A sense of othering occurs during the festive season, allowing our thin peers to indulge while we fat women have to be extra careful about how many biscuits we accept with a brew at our nan’s house. There's an unshakeable feeling that the fun is only for those under a size 16. For plus-sizers, blogger Stephanie Yeboah tells me, "the season seems to always be clouded by a lining of guilt".
Feeling alienated due to food is common among fat people, and a season dedicated to food makes those feelings of separation all the worse. So much so, it makes eating in public as a plus-size person a terror rather than a treat. "As a fat woman I always feel extremely embarrassed eating in public, no matter the time of year or setting to be honest," reveals Ione Gamble, editor-in-chief of Polyester zine. "Eating at a restaurant, I'm always second guessing my choices around my skinny friends. Hearing them count calories down the menu makes me extremely paranoid about how those around me view my body, to the point where I have had to air my discomfort to the people I'm sitting at the table with."
She continues: "I wish people would realise talking about dieting or exercise is probably inappropriate regardless of the setting or company and start discussing things a bit more interesting than what’s on our plates or in our bodies." Gamble makes a serious point – discussing food intake or internalised fatphobia at the dinner table should be considered, at the very least, in bad taste. When discussing anything to do with food or bodies, even in regards to our own insecurities, it’s important to consider the company you’re in. If a size 10 friend complains about her thick thighs, I feel compelled to pull down my skirt and pretend I have none at all.
With moments like these occurring throughout the year and worsening over Christmas, we plus-size gals have to be prepared to persevere regardless. While putting Baileys in your coffee definitely soothes the sting, making sure you have a fat friend to text, ring or meet up with during this period will soften any blow.
There’s a much-needed sympathy in solidarity, and even if you and your best plus-size pal only end up complaining and crying over the fatphobia you’ve endured, at least you’re not alone in this feeling. Instead of simply suffering, however, hopefully we can find confidence in our shared experiences and build up the courage to confront our family, friends and loved ones about their diet talk, food shaming and fatphobia.

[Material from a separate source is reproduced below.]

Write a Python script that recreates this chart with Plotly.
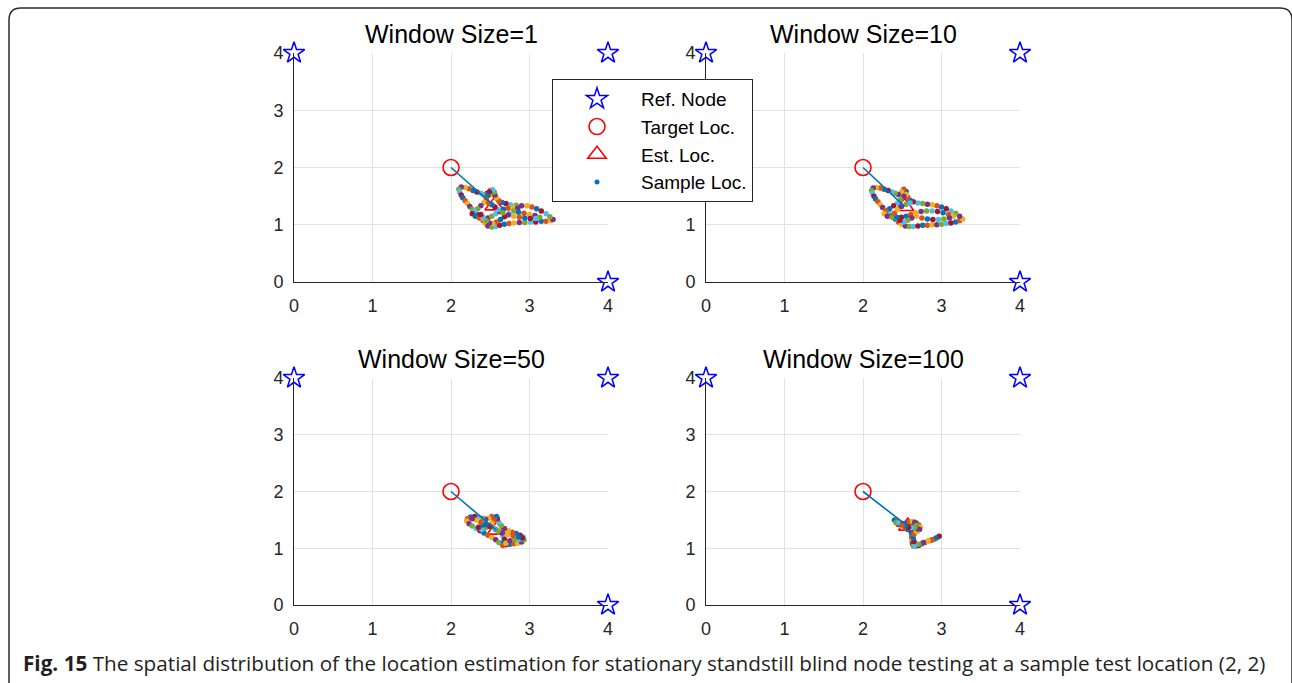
import plotly.graph_objects as go

# ---- data -------------------------------------------------------------
ref_x = [0, 4, 4]
ref_y = [4, 4, 0]
target = (2, 2)

titles = ["Window Size=1", "Window Size=10", "Window Size=50", "Window Size=100"]

# estimated location (mean of samples) for each window size
est_x = [2.55, 2.53, 2.58, 2.57]
est_y = [1.33, 1.32, 1.32, 1.39]

ws1_x = [2.55, 2.50, 2.52, 2.46, 2.42, 2.38, 2.33, 2.28, 2.23, 2.18, 2.13, 2.10, 2.11, 2.13, 2.15,
         2.18, 2.21, 2.24, 2.27, 2.31, 2.35, 2.38, 2.41, 2.44, 2.47, 2.52, 2.57, 2.62,
         2.68, 2.74, 2.80, 2.87, 2.94, 3.01, 3.08, 3.15, 3.21, 3.27, 3.30,
         3.26, 3.21, 3.15, 3.09, 3.03, 2.97, 2.90, 2.83, 2.76, 2.70, 2.65, 2.61,
         2.58, 2.56, 2.55, 2.53, 2.49, 2.47, 2.45, 2.42, 2.38, 2.34, 2.30, 2.27,
         2.31, 2.36, 2.41, 2.47, 2.52, 2.57, 2.62, 2.67, 2.73, 2.79, 2.85,
         2.80, 2.74, 2.68, 2.63, 2.58, 2.53, 2.49, 2.45, 2.41, 2.38,
         2.86, 2.93, 3.00, 3.07, 3.13, 3.08, 3.01, 2.94, 2.87, 2.80, 2.73, 2.66, 2.60, 2.56, 2.52, 2.48]
ws1_y = [1.56, 1.60, 1.52, 1.55, 1.52, 1.55, 1.57, 1.60, 1.63, 1.65, 1.66, 1.62, 1.57, 1.52, 1.47,
         1.42, 1.37, 1.32, 1.27, 1.22, 1.17, 1.12, 1.07, 1.02, 0.98, 0.96, 0.97, 0.99,
         1.01, 1.02, 1.03, 1.04, 1.04, 1.05, 1.05, 1.06, 1.06, 1.07, 1.09,
         1.14, 1.19, 1.24, 1.28, 1.31, 1.33, 1.33, 1.34, 1.35, 1.37, 1.39, 1.42,
         1.47, 1.52, 1.57, 1.61, 1.57, 1.51, 1.45, 1.39, 1.33, 1.28, 1.24, 1.19,
         1.15, 1.12, 1.11, 1.12, 1.15, 1.19, 1.23, 1.27, 1.29, 1.30, 1.29,
         1.24, 1.19, 1.14, 1.09, 1.05, 1.02, 1.03, 1.07, 1.13, 1.18,
         1.22, 1.20, 1.18, 1.16, 1.13, 1.11, 1.11, 1.12, 1.13, 1.15, 1.17, 1.21, 1.26, 1.31, 1.35, 1.38]

ws10_x = [2.55, 2.52, 2.49, 2.45, 2.41, 2.37, 2.32, 2.27, 2.22, 2.17, 2.13, 2.11, 2.12, 2.14, 2.16,
          2.19, 2.22, 2.25, 2.29, 2.33, 2.37, 2.41, 2.45, 2.49, 2.54, 2.59, 2.64,
          2.70, 2.76, 2.82, 2.88, 2.94, 3.00, 3.06, 3.12, 3.18, 3.23, 3.27,
          3.23, 3.18, 3.12, 3.06, 3.00, 2.94, 2.88, 2.82, 2.76, 2.70, 2.64, 2.60, 2.57, 2.55,
          2.52, 2.48, 2.44, 2.39, 2.34, 2.29, 2.27, 2.31, 2.37, 2.43, 2.49, 2.55, 2.61, 2.67,
          2.74, 2.81, 2.88, 2.95, 3.02, 3.09, 3.15,
          3.10, 3.03, 2.96, 2.89, 2.82, 2.75, 2.68, 2.62, 2.57, 2.52, 2.47, 2.43, 2.40, 2.44,
          2.49, 2.55, 2.60]
ws10_y = [1.58, 1.62, 1.57, 1.53, 1.55, 1.57, 1.60, 1.62, 1.64, 1.65, 1.64, 1.60, 1.55, 1.50, 1.45,
          1.40, 1.35, 1.30, 1.25, 1.20, 1.15, 1.10, 1.05, 1.01, 0.98, 0.97, 0.97,
          0.98, 0.99, 0.99, 1.00, 1.00, 1.01, 1.02, 1.03, 1.05, 1.07, 1.10,
          1.15, 1.20, 1.24, 1.28, 1.31, 1.33, 1.35, 1.36, 1.37, 1.38, 1.40, 1.43, 1.48, 1.53,
          1.50, 1.44, 1.38, 1.33, 1.28, 1.24, 1.19, 1.15, 1.13, 1.12, 1.13, 1.15, 1.18, 1.21,
          1.23, 1.24, 1.24, 1.23, 1.21, 1.18, 1.15,
          1.12, 1.10, 1.09, 1.09, 1.10, 1.12, 1.15, 1.12, 1.08, 1.05, 1.08, 1.13, 1.20, 1.27,
          1.32, 1.36, 1.38]

ws50_x = [2.55, 2.52, 2.48, 2.44, 2.40, 2.35, 2.30, 2.25, 2.21, 2.20, 2.23, 2.27, 2.32, 2.37,
          2.42, 2.47, 2.52, 2.57, 2.61, 2.65, 2.70, 2.75, 2.80, 2.85, 2.90, 2.93, 2.92, 2.88,
          2.83, 2.78, 2.73, 2.68, 2.64, 2.61, 2.59, 2.58, 2.55, 2.52, 2.48, 2.44, 2.39, 2.35,
          2.40, 2.46, 2.52, 2.57, 2.62, 2.66, 2.68, 2.67, 2.66, 2.70, 2.75, 2.81, 2.87, 2.91,
          2.86, 2.79, 2.72, 2.65, 2.60, 2.55, 2.50, 2.44, 2.38, 2.32, 2.27]
ws50_y = [1.52, 1.56, 1.53, 1.51, 1.53, 1.55, 1.56, 1.55, 1.52, 1.48, 1.43, 1.39, 1.35, 1.31,
          1.27, 1.23, 1.19, 1.15, 1.10, 1.07, 1.06, 1.07, 1.08, 1.09, 1.11, 1.15, 1.20, 1.23,
          1.26, 1.28, 1.31, 1.35, 1.40, 1.46, 1.52, 1.56, 1.50, 1.44, 1.40, 1.36, 1.33, 1.37,
          1.41, 1.40, 1.37, 1.33, 1.28, 1.22, 1.16, 1.10, 1.05, 1.09, 1.13, 1.15, 1.16, 1.18,
          1.20, 1.22, 1.24, 1.27, 1.31, 1.35, 1.38, 1.42, 1.46, 1.50, 1.52]

ws100_x = [2.40, 2.44, 2.48, 2.52, 2.56, 2.60, 2.64, 2.68, 2.71, 2.73, 2.72, 2.69, 2.65, 2.61,
           2.57, 2.53, 2.49, 2.45, 2.42, 2.46, 2.51, 2.55, 2.59, 2.63, 2.66, 2.68, 2.67, 2.64,
           2.62, 2.62, 2.62, 2.63, 2.64, 2.67, 2.71, 2.75, 2.79, 2.83, 2.87, 2.91, 2.95, 2.97,
           2.93, 2.88, 2.83, 2.77, 2.71, 2.66, 2.65, 2.64, 2.65, 2.68, 2.70, 2.66, 2.62, 2.58,
           2.54, 2.50]
ws100_y = [1.50, 1.48, 1.45, 1.42, 1.40, 1.40, 1.42, 1.44, 1.41, 1.37, 1.33, 1.30, 1.28, 1.30,
           1.33, 1.36, 1.39, 1.42, 1.45, 1.45, 1.43, 1.44, 1.46, 1.47, 1.46, 1.40, 1.35, 1.32,
           1.25, 1.19, 1.13, 1.08, 1.04, 1.03, 1.05, 1.08, 1.10, 1.12, 1.14, 1.16, 1.19, 1.21,
           1.18, 1.15, 1.13, 1.10, 1.07, 1.06, 1.12, 1.18, 1.25, 1.30, 1.34, 1.37, 1.36, 1.37,
           1.39, 1.41]

samples = [(ws1_x, ws1_y), (ws10_x, ws10_y), (ws50_x, ws50_y), (ws100_x, ws100_y)]

ticks = [0, 1, 2, 3, 4]

# MATLAB default colour order, cycled over the samples
palette = ["#0072BD", "#D95319", "#EDB120", "#7E2F8E", "#77AC30", "#4DBEEE", "#A2142F"]

# ---- layout geometry (page is 1292 x 683 px, no margins) ---------------
W, H = 1292, 683
col_px = [(294, 608), (706, 1020)]
row_px = [(53, 282), (378, 605)]

fig = go.Figure()

FONT = "Liberation Sans, Arial, sans-serif"
axis_common = dict(
    range=[0, 4], tickvals=ticks, showgrid=True, gridcolor="#e2e2e2", gridwidth=1,
    showline=True, linecolor="#262626", linewidth=1, zeroline=False, ticks="",
    tickfont=dict(family=FONT, size=18, color="#262626"),
    fixedrange=True, automargin=False,
)

layout_axes = {}
for i in range(4):
    r, c = divmod(i, 2)
    n = "" if i == 0 else str(i + 1)
    x0, x1 = col_px[c]
    y0, y1 = row_px[r]
    layout_axes[f"xaxis{n}"] = dict(axis_common, domain=[x0 / W, x1 / W], anchor=f"y{n}",
                                    ticklabelstandoff=7)
    layout_axes[f"yaxis{n}"] = dict(axis_common, domain=[1 - y1 / H, 1 - y0 / H], anchor=f"x{n}",
                                    ticklabelstandoff=6)

    xa, ya = f"x{n}", f"y{n}"
    first = i == 0
    fig.add_trace(go.Scatter(
        x=ref_x, y=ref_y, mode="markers", xaxis=xa, yaxis=ya, name="Ref. Node",
        showlegend=first, cliponaxis=False,
        marker=dict(symbol="star-open", size=16, color="#0000FF", line=dict(width=1.5, color="#0000FF"))))
    fig.add_trace(go.Scatter(
        x=[target[0]], y=[target[1]], mode="markers", xaxis=xa, yaxis=ya, name="Target Loc.",
        showlegend=first, cliponaxis=False,
        marker=dict(symbol="circle-open", size=16, color="#FF0000", line=dict(width=1.6, color="#FF0000"))))
    fig.add_trace(go.Scatter(
        x=[est_x[i]], y=[est_y[i]], mode="markers", xaxis=xa, yaxis=ya, name="Est. Loc.",
        showlegend=first, cliponaxis=False,
        marker=dict(symbol="triangle-up-open", size=16, color="#FF0000", line=dict(width=1.6, color="#FF0000"))))
    sx, sy = samples[i]
    fig.add_trace(go.Scatter(
        x=sx, y=sy, mode="markers", xaxis=xa, yaxis=ya, name="Sample Loc.",
        showlegend=False,
        marker=dict(symbol="circle", size=5.5, color=[palette[k % len(palette)] for k in range(len(sx))],
                    line=dict(width=0))))
    fig.add_trace(go.Scatter(
        x=[target[0], est_x[i]], y=[target[1], est_y[i]], mode="lines", xaxis=xa, yaxis=ya,
        showlegend=False, line=dict(color="#0072BD", width=1.6)))

    fig.add_annotation(
        xref="paper", yref="paper", x=(x0 + x1) / 2 / W, y=1 - (y0 - 19) / H,
        text=titles[i], showarrow=False, xanchor="center", yanchor="middle",
        font=dict(family=FONT, size=25, color="#000000"))

# legend entry for the sample dots
fig.add_trace(go.Scatter(
    x=[None], y=[None], mode="markers", name="Sample Loc.",
    marker=dict(symbol="circle", size=5, color="#0072BD")))

# caption
fig.add_annotation(
    xref="paper", yref="paper", x=21 / W, y=1 - 663 / H, xanchor="left", yanchor="middle",
    showarrow=False, align="left",
    text="<b>Fig. 15</b> The spatial distribution of the location estimation for stationary "
         "standstill blind node testing at a sample test location (2, 2)",
    font=dict(family="Open Sans, sans-serif", size=20.7, color="#231f20"))

# rounded frame around the figure
def px(x, y):
    return f"{x / W:.5f},{1 - y / H:.5f}"

frame = (f"M {px(9, 700)} L {px(9, 20)} Q {px(9, 8)} {px(21, 8)} "
         f"L {px(1280, 8)} Q {px(1292, 8)} {px(1292, 20)} L {px(1292, 700)}")
fig.add_shape(type="path", xref="paper", yref="paper", path=frame,
              line=dict(color="#2b2b2b", width=1.5))

fig.update_layout(
    width=W, height=H, margin=dict(l=0, r=0, t=0, b=0, pad=0, autoexpand=False),
    paper_bgcolor="white", plot_bgcolor="white",
    legend=dict(x=552 / W, y=1 - 79 / H, xanchor="left", yanchor="top",
                bgcolor="white", bordercolor="#262626", borderwidth=1,
                font=dict(family=FONT, size=19, color="#000000"),
                traceorder="normal", itemwidth=78),
    showlegend=True,
    **layout_axes,
)

fig.write_html("out.html", post_script="document.body.style.margin = '0';")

Often, those who love us most don’t realise how much harm there is in an offhand comment about how many sausages you’re eating. By making them aware, we’re also stopping others from having to hear this kind of talk. By sharing our stories and being persistent in ending diet talk, food shaming and fatphobia during any and all seasons, hopefully we’ll be able to enjoy a comfortable Christmas in years to come.